Given instruction:
Write the data out again, character for character, with no images.

■ ■ ■ ■

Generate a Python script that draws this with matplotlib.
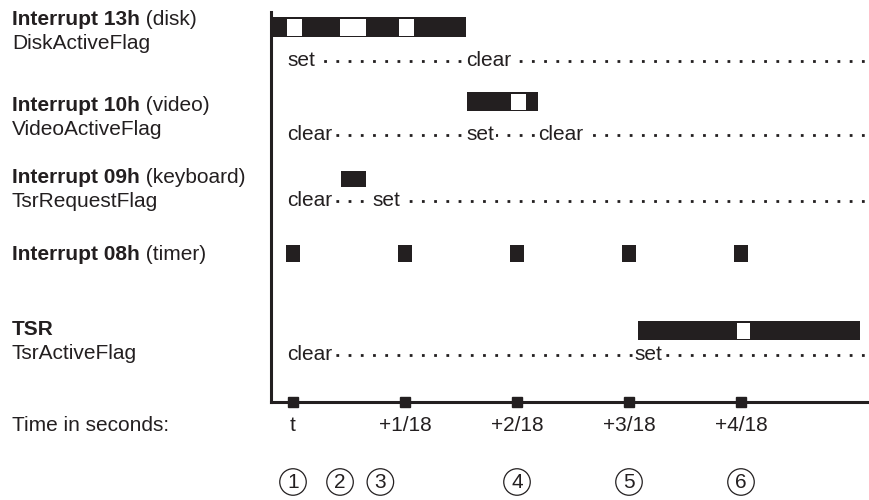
import matplotlib
matplotlib.use("Agg")
import matplotlib.pyplot as plt

plt.rcParams['font.family'] = ['Liberation Sans Narrow', 'Liberation Sans', 'DejaVu Sans']

INK = '#231f20'

# ---- data (time in units of 1/18 s after t) ----
tick_times = [0, 1, 2, 3, 4]
tick_labels = ['t', '+1/18', '+2/18', '+3/18', '+4/18']

disk_busy = [(-0.18, 1.545)]
disk_gaps = [(-0.05, 0.08), (0.42, 0.65), (0.95, 1.08)]
video_busy = [(1.55, 2.19)]
video_gaps = [(1.95, 2.08)]
kbd_busy = [(0.43, 0.65)]
timer_width = 0.13
tsr_busy = [(3.08, 5.06)]
tsr_gaps = [(3.96, 4.08)]

disk_flag = [(-0.054, 'set'), (1.55, 'clear')]
video_flag = [(-0.054, 'clear'), (1.55, 'set'), (2.19, 'clear')]
kbd_flag = [(-0.054, 'clear'), (0.705, 'set')]
tsr_flag = [(-0.054, 'clear'), (3.05, 'set')]

marker_times = [0, 0.42, 0.78, 2, 3, 4]
marker_labels = ['1', '2', '3', '4', '5', '6']

row_labels = [
    ('Interrupt 13h', ' (disk)', 'DiskActiveFlag', 25, 49),
    ('Interrupt 10h', ' (video)', 'VideoActiveFlag', 111, 135),
    ('Interrupt 09h', ' (keyboard)', 'TsrRequestFlag', 183, 207),
    ('Interrupt 08h', ' (timer)', None, 260, None),
    ('TSR', '', 'TsrActiveFlag', 335, 359),
]

# ---- figure ----
W, H = 869, 500
fig = plt.figure(figsize=(W / 100, H / 100), dpi=100)
ax = fig.add_axes([271 / W, 98 / H, (W - 271) / W, (402 - 12) / H])
x_lo = (271 - 293) / 112
x_hi = (869 - 293) / 112
ax.set_xlim(x_lo, x_hi)
ax.set_ylim(402, 12)
for s in ['top', 'right']:
    ax.spines[s].set_visible(False)
for s in ['left', 'bottom']:
    ax.spines[s].set_linewidth(2.2)
    ax.spines[s].set_color(INK)
ax.set_xticks([])
ax.set_yticks([])

FS = 15


def bar_row(busy, gaps, y0, y1):
    ax.broken_barh([(a, b - a) for a, b in busy], (y0, y1 - y0), facecolors=INK, edgecolors='none')
    if gaps:
        ax.broken_barh([(a, b - a) for a, b in gaps], (y0 + 1.8, y1 - y0 - 3.0),
                       facecolors='white', edgecolors='none')


bar_row(disk_busy, disk_gaps, 17, 37)
bar_row(video_busy, video_gaps, 92, 111)
bar_row(kbd_busy, None, 171, 187)
ax.broken_barh([(t - timer_width / 2, timer_width) for t in tick_times], (245, 17),
               facecolors=INK, edgecolors='none')
bar_row(tsr_busy, tsr_gaps, 321, 340)


def flag_row(flags, ydots):
    ax.plot([flags[0][0], x_hi - 0.02], [ydots, ydots], color=INK, lw=2.0,
            ls=(0, (1, 3.4)), zorder=1)
    for t, lab in flags:
        ax.text(t, ydots + 5, lab, fontsize=FS, color=INK, ha='left', va='baseline',
                bbox=dict(boxstyle='square,pad=0.08', fc='white', ec='none'), zorder=2)


flag_row(disk_flag, 61)
flag_row(video_flag, 135)
flag_row(kbd_flag, 201)
flag_row(tsr_flag, 355)

# tick marks on time axis
ax.plot(tick_times, [402] * len(tick_times), 's', color=INK, ms=6.5, clip_on=False, zorder=5)
for t, lab in zip(tick_times, tick_labels):
    ax.text(t, 431, lab, fontsize=FS, color=INK, ha='center', va='baseline')

for t, lab in zip(marker_times, marker_labels):
    ax.text(t, 482, lab, fontsize=FS, color=INK, ha='center', va='center',
            bbox=dict(boxstyle='circle,pad=0.18', fc='white', ec=INK, lw=0.9))

# left-hand labels
for bold, reg, sub, yb, ys in row_labels:
    tb = fig.text(12 / W, 1 - yb / H, bold, fontsize=FS, fontweight='bold', color=INK,
                  ha='left', va='baseline')
    if reg:
        ax.annotate(reg, xy=(1, 0), xycoords=tb, fontsize=FS, color=INK,
                    ha='left', va='bottom', annotation_clip=False)
    if sub:
        fig.text(12 / W, 1 - ys / H, sub, fontsize=FS, color=INK, ha='left', va='baseline')

fig.text(12 / W, 1 - 431 / H, 'Time in seconds:', fontsize=FS, color=INK, ha='left', va='baseline')

fig.savefig('out.png', dpi=100)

■ ■ ■ ■

Final result:
Generate a Python script that draws this with matplotlib.
import matplotlib
matplotlib.use("Agg")
import matplotlib.pyplot as plt

plt.rcParams['font.family'] = ['Liberation Sans Narrow', 'Liberation Sans', 'DejaVu Sans']

INK = '#231f20'

# ---- data (time in units of 1/18 s after t) ----
tick_times = [0, 1, 2, 3, 4]
tick_labels = ['t', '+1/18', '+2/18', '+3/18', '+4/18']

disk_busy = [(-0.18, 1.545)]
disk_gaps = [(-0.05, 0.08), (0.42, 0.65), (0.95, 1.08)]
video_busy = [(1.55, 2.19)]
video_gaps = [(1.95, 2.08)]
kbd_busy = [(0.43, 0.65)]
timer_width = 0.13
tsr_busy = [(3.08, 5.06)]
tsr_gaps = [(3.96, 4.08)]

disk_flag = [(-0.054, 'set'), (1.55, 'clear')]
video_flag = [(-0.054, 'clear'), (1.55, 'set'), (2.19, 'clear')]
kbd_flag = [(-0.054, 'clear'), (0.705, 'set')]
tsr_flag = [(-0.054, 'clear'), (3.05, 'set')]

marker_times = [0, 0.42, 0.78, 2, 3, 4]
marker_labels = ['1', '2', '3', '4', '5', '6']

row_labels = [
    ('Interrupt 13h', ' (disk)', 'DiskActiveFlag', 25, 49),
    ('Interrupt 10h', ' (video)', 'VideoActiveFlag', 111, 135),
    ('Interrupt 09h', ' (keyboard)', 'TsrRequestFlag', 183, 207),
    ('Interrupt 08h', ' (timer)', None, 260, None),
    ('TSR', '', 'TsrActiveFlag', 335, 359),
]

# ---- figure ----
W, H = 869, 500
fig = plt.figure(figsize=(W / 100, H / 100), dpi=100)
ax = fig.add_axes([271 / W, 98 / H, (W - 271) / W, (402 - 12) / H])
x_lo = (271 - 293) / 112
x_hi = (869 - 293) / 112
ax.set_xlim(x_lo, x_hi)
ax.set_ylim(402, 12)
for s in ['top', 'right']:
    ax.spines[s].set_visible(False)
for s in ['left', 'bottom']:
    ax.spines[s].set_linewidth(2.2)
    ax.spines[s].set_color(INK)
ax.set_xticks([])
ax.set_yticks([])

FS = 15


def bar_row(busy, gaps, y0, y1):
    ax.broken_barh([(a, b - a) for a, b in busy], (y0, y1 - y0), facecolors=INK, edgecolors='none')
    if gaps:
        ax.broken_barh([(a, b - a) for a, b in gaps], (y0 + 1.8, y1 - y0 - 3.0),
                       facecolors='white', edgecolors='none')


bar_row(disk_busy, disk_gaps, 17, 37)
bar_row(video_busy, video_gaps, 92, 111)
bar_row(kbd_busy, None, 171, 187)
ax.broken_barh([(t - timer_width / 2, timer_width) for t in tick_times], (245, 17),
               facecolors=INK, edgecolors='none')
bar_row(tsr_busy, tsr_gaps, 321, 340)


def flag_row(flags, ydots):
    ax.plot([flags[0][0], x_hi - 0.02], [ydots, ydots], color=INK, lw=2.0,
            ls=(0, (1, 3.4)), zorder=1)
    for t, lab in flags:
        ax.text(t, ydots + 5, lab, fontsize=FS, color=INK, ha='left', va='baseline',
                bbox=dict(boxstyle='square,pad=0.08', fc='white', ec='none'), zorder=2)


flag_row(disk_flag, 61)
flag_row(video_flag, 135)
flag_row(kbd_flag, 201)
flag_row(tsr_flag, 355)

# tick marks on time axis
ax.plot(tick_times, [402] * len(tick_times), 's', color=INK, ms=6.5, clip_on=False, zorder=5)
for t, lab in zip(tick_times, tick_labels):
    ax.text(t, 431, lab, fontsize=FS, color=INK, ha='center', va='baseline')

for t, lab in zip(marker_times, marker_labels):
    ax.text(t, 482, lab, fontsize=FS, color=INK, ha='center', va='center',
            bbox=dict(boxstyle='circle,pad=0.18', fc='white', ec=INK, lw=0.9))

# left-hand labels
for bold, reg, sub, yb, ys in row_labels:
    tb = fig.text(12 / W, 1 - yb / H, bold, fontsize=FS, fontweight='bold', color=INK,
                  ha='left', va='baseline')
    if reg:
        ax.annotate(reg, xy=(1, 0), xycoords=tb, fontsize=FS, color=INK,
                    ha='left', va='bottom', annotation_clip=False)
    if sub:
        fig.text(12 / W, 1 - ys / H, sub, fontsize=FS, color=INK, ha='left', va='baseline')

fig.text(12 / W, 1 - 431 / H, 'Time in seconds:', fontsize=FS, color=INK, ha='left', va='baseline')

fig.savefig('out.png', dpi=100)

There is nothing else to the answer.